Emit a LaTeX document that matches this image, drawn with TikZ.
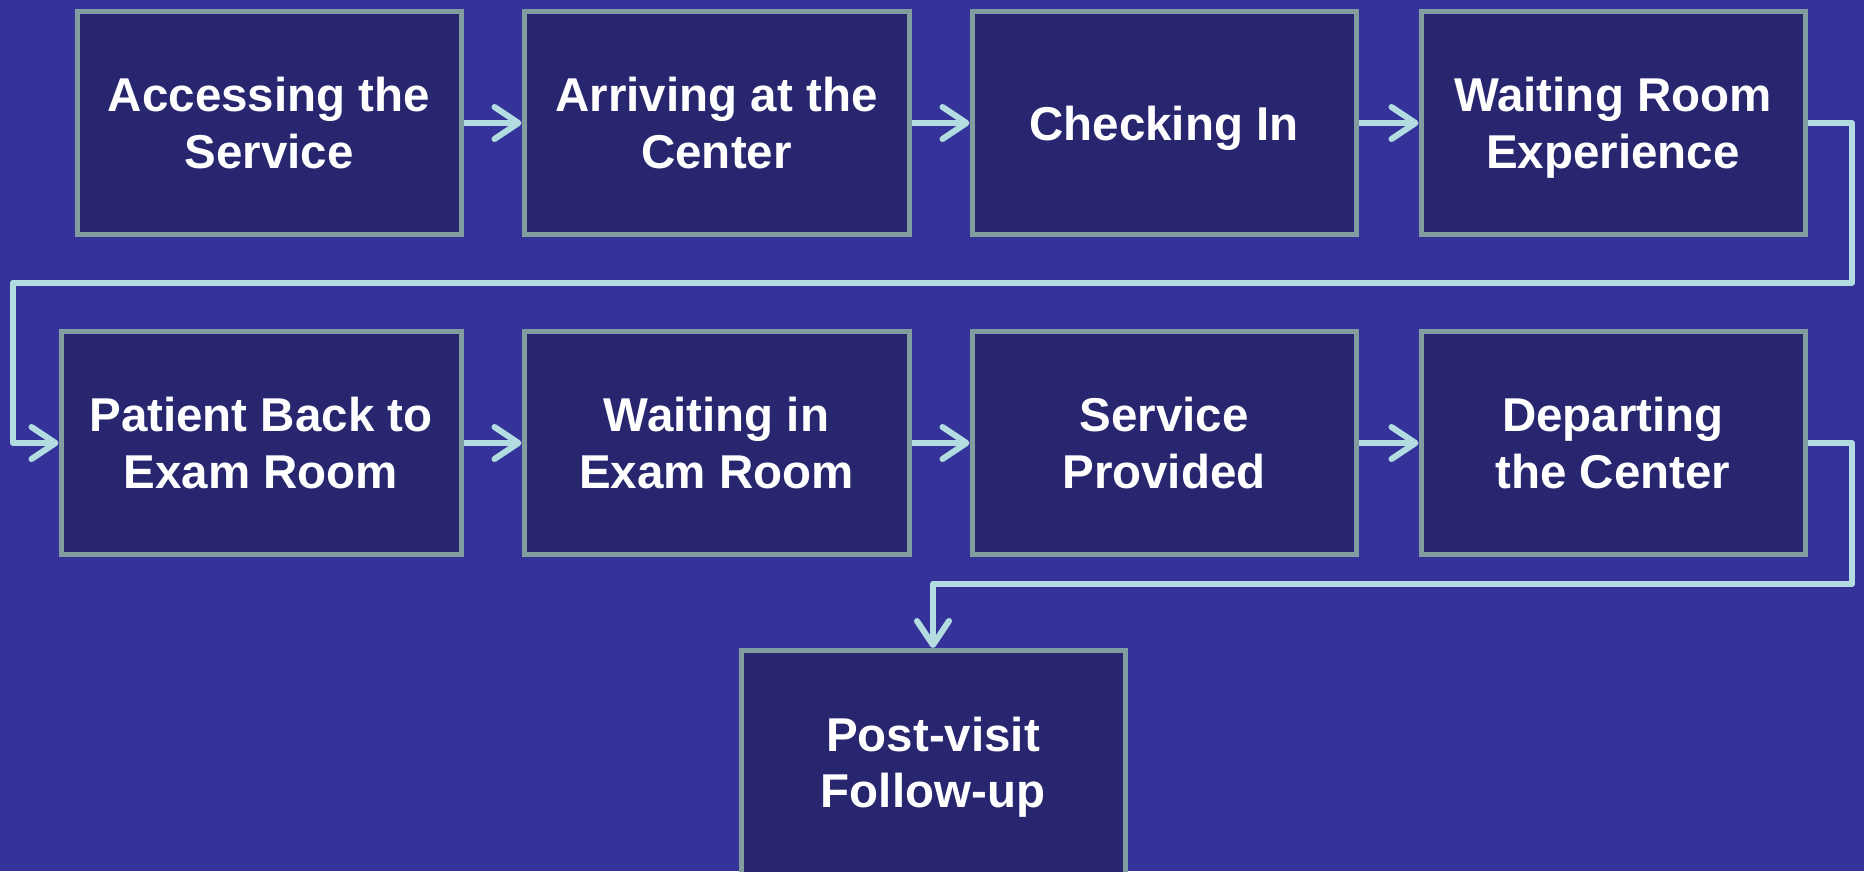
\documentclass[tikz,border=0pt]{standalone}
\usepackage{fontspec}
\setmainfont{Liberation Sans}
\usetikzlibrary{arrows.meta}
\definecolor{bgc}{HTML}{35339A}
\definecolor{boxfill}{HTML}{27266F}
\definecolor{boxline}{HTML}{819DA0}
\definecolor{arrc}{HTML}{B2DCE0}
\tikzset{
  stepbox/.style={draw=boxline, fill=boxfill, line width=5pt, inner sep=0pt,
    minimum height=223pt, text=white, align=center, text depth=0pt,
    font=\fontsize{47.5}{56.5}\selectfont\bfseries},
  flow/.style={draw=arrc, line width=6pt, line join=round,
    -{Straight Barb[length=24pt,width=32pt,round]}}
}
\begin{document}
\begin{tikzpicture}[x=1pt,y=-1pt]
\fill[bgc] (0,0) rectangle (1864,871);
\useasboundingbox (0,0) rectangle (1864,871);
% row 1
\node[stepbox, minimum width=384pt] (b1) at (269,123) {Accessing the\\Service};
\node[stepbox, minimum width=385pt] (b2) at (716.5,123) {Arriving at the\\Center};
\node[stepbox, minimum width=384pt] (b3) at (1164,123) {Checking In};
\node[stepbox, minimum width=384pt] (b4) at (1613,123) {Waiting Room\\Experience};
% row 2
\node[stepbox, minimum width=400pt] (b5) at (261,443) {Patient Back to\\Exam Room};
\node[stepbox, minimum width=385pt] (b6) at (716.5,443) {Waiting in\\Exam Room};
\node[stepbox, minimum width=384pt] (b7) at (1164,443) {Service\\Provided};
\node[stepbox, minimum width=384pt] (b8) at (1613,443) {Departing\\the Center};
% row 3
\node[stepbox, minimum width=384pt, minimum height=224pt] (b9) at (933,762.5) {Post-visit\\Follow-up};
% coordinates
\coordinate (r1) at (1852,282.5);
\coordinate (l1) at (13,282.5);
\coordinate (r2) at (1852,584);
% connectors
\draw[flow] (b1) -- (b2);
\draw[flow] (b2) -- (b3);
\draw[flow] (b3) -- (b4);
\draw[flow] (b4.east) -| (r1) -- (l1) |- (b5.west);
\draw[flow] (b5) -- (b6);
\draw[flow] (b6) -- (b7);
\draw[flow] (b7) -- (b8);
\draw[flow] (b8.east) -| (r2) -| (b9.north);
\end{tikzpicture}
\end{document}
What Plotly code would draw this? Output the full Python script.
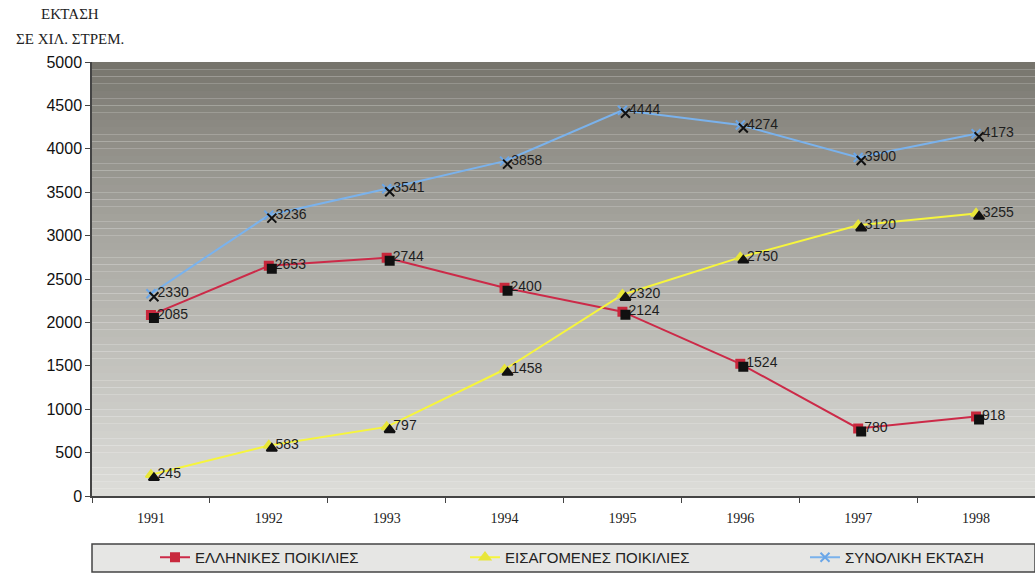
────────────────────────────────────────
» Task statement:
Quote every record above exactly, omitting any pictures they contain.

» Correct answer:
Emit a LaTeX document that matches this image, drawn with TikZ.
\documentclass[tikz,border=0pt]{standalone}
\usepackage{fontspec}
\setmainfont{Liberation Sans}
\usetikzlibrary{arrows.meta}
\definecolor{bgc}{HTML}{35339A}
\definecolor{boxfill}{HTML}{27266F}
\definecolor{boxline}{HTML}{819DA0}
\definecolor{arrc}{HTML}{B2DCE0}
\tikzset{
  stepbox/.style={draw=boxline, fill=boxfill, line width=5pt, inner sep=0pt,
    minimum height=223pt, text=white, align=center, text depth=0pt,
    font=\fontsize{47.5}{56.5}\selectfont\bfseries},
  flow/.style={draw=arrc, line width=6pt, line join=round,
    -{Straight Barb[length=24pt,width=32pt,round]}}
}
\begin{document}
\begin{tikzpicture}[x=1pt,y=-1pt]
\fill[bgc] (0,0) rectangle (1864,871);
\useasboundingbox (0,0) rectangle (1864,871);
% row 1
\node[stepbox, minimum width=384pt] (b1) at (269,123) {Accessing the\\Service};
\node[stepbox, minimum width=385pt] (b2) at (716.5,123) {Arriving at the\\Center};
\node[stepbox, minimum width=384pt] (b3) at (1164,123) {Checking In};
\node[stepbox, minimum width=384pt] (b4) at (1613,123) {Waiting Room\\Experience};
% row 2
\node[stepbox, minimum width=400pt] (b5) at (261,443) {Patient Back to\\Exam Room};
\node[stepbox, minimum width=385pt] (b6) at (716.5,443) {Waiting in\\Exam Room};
\node[stepbox, minimum width=384pt] (b7) at (1164,443) {Service\\Provided};
\node[stepbox, minimum width=384pt] (b8) at (1613,443) {Departing\\the Center};
% row 3
\node[stepbox, minimum width=384pt, minimum height=224pt] (b9) at (933,762.5) {Post-visit\\Follow-up};
% coordinates
\coordinate (r1) at (1852,282.5);
\coordinate (l1) at (13,282.5);
\coordinate (r2) at (1852,584);
% connectors
\draw[flow] (b1) -- (b2);
\draw[flow] (b2) -- (b3);
\draw[flow] (b3) -- (b4);
\draw[flow] (b4.east) -| (r1) -- (l1) |- (b5.west);
\draw[flow] (b5) -- (b6);
\draw[flow] (b6) -- (b7);
\draw[flow] (b7) -- (b8);
\draw[flow] (b8.east) -| (r2) -| (b9.north);
\end{tikzpicture}
\end{document}
What Plotly code would draw this? Output the full Python script.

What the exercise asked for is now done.